Before the Second World War, passing a swimming test was part of the curriculum in many U.S. universities and colleges. But by 1982, passing a swimming test was mandatory in less than 10% of those colleges. My daughter is matriculating at one of these hold-out schools. Not a problem for her. I made sure that both of my children learned to swim at a very young age.

And yes, I'm aware that in the old-fashion parlance of the Talmud, a father is required to teach his son three things: The Torah, a trade and how to swim. That's as great a blueprint for success as I could have hoped to come up with. It doesn't get better than presenting a child with opportunities for spiritual fulfillment, financial security and self-protection.

My girl has to swim a few laps and then off she dives into her college career. I can remember the first time she put her face in a pool. She was four and my husband wisely said it was time for her to learn to swim. Off went my little girl to summer camp where she'd have proper lessons. I never went to summer camp and we all know the consequences of that missing link in my life.

I wasn't so sure I wanted my little girl to go to a big kid camp. But it was a camp that had a pre-K division with the sweet name of Owls' Nest. Within days she was proficient in the survivor's float. (Someone wised up and changed the name from the dead man's float). Soon enough, she flipped over and floated on her back. I was amazed. I was relieved. My kid could swim. Almost.

The next summer my daughter graduated to two hours a day of instructional swim. Rain or shine -- barring thunder and lightning -- she was in the pool learning the breaststroke and the crawl. This was one way I measured that my girl was getting bigger and stronger. And then one day she got in the car and verbalized my worst nightmare: "Today my counselor jumped into the pool with his clothes on to save me." Then she asked me something mundane like what was for dinner that night.

When I got home there was a message from the camp. My daughter was never in danger. Her counselor saw that she had ventured into the deep end and scooped her up before she was literally in over her head. The word "save" was not mentioned. Later in the evening my girl started grumbling that she didn't want to go back to camp and she certainly didn't want to swim. I, the non-swimmer, knew she had to get back in that pool.

I'm reliving the arc of my child's swimming story because it mirrors my feelings about my first child going to college. Once upon a time, swimming was completely new to her. It was a skill that challenged her and, at moments, frightened her. She ultimately triumphed and now, like the old cliché, she swims like a fish. As for me, at the time, I thought the camp was trying to cover up that my child almost drowned. But I quickly realized that she was never in danger. It just looked that way. So much parental worry stems from emotional perception.

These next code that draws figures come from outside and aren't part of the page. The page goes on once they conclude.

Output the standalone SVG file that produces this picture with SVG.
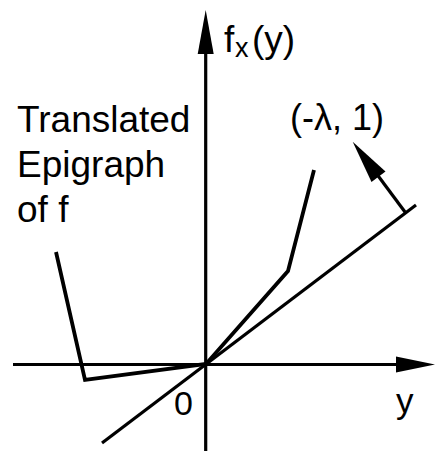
<svg xmlns="http://www.w3.org/2000/svg" width="435" height="451" viewBox="0 0 435 451">
<style>
.ln{stroke:#000;fill:none;stroke-width:3.2;stroke-linejoin:miter}
.cv{stroke:#000;fill:none;stroke-width:3.8;stroke-linejoin:miter}
.hd{fill:#000;stroke:none}
text{font-family:"Liberation Sans",Arial,sans-serif;font-size:37px;fill:#000}
</style>
<rect width="435" height="451" fill="#fff"/>
<g id="connectors">
<line class="ln" x1="205.7" y1="451" x2="205.7" y2="50"/>
<polygon class="hd" points="205.7,10 197.7,54 213.7,54"/>
<line class="ln" x1="13" y1="364.5" x2="400" y2="364.5"/>
<polygon class="hd" points="435,364.5 396,356.5 396,372.5"/>
<line class="ln" x1="102" y1="443" x2="416" y2="205"/>
<line class="ln" x1="405" y1="212" x2="376" y2="173"/>
<polygon class="hd" points="352.7,141.7 385.5,171.5 371.5,182"/>
</g>
<g id="epigraph">
<polyline class="cv" points="56,252 85,380 206,364 288,271 314,170"/>
</g>
<g id="labels">
<text x="224" y="52">f</text>
<text x="235" y="57" style="font-size:27px">x</text>
<text x="252" y="52">(y)</text>
<text x="17" y="132">Translated</text>
<text x="17" y="177">Epigraph</text>
<text x="17" y="222">of f</text>
<text x="290" y="130" style="font-size:36px">(-λ, 1)</text>
<text x="174" y="415" style="font-size:34px">0</text>
<text x="396" y="413" style="font-size:35px">y</text>
</g>
</svg>
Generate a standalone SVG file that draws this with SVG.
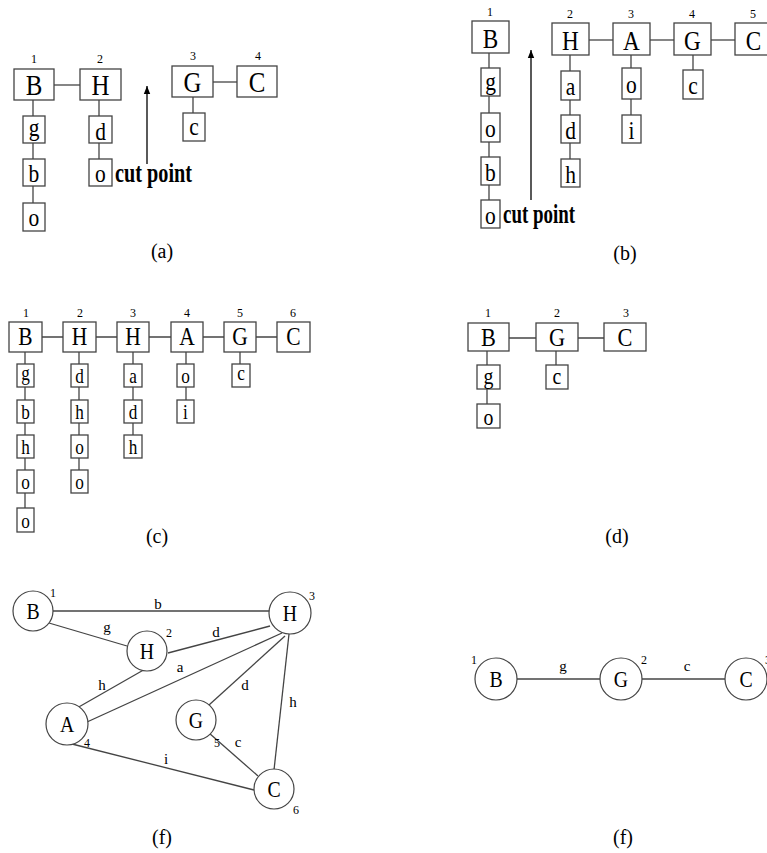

Thirteen years later, my little girl is going to a big school. I daresay she'll pass her college swimming test. To say this is a time of transition for our family is a bit like thinking of Moby Dick as a big fish. But I have made sure she can swim. Take that as you will and apply it to other skills. I believe that my husband and I have invested in her academic success by supplying her with an education in which she has been challenged and has ultimately thrived. So, I suppose you could say that we're well on our way to teaching her a trade by giving her a college education.

On the spiritual side of things, all we can do is hope that her Jewish day school career will emerge at various flashpoints during her college years. You can't teach a child to be observant or to take the Torah into her heart. You can only instruct her in Torah so that she can make meaningful choices about her religious options.

And so it began with the doggy paddle in the shallow end of a pool at a preschool summer camp and ends with swimming laps in an Olympic-size pool in a large university. That's as good a metaphor as any about parenting a child who is leaving home.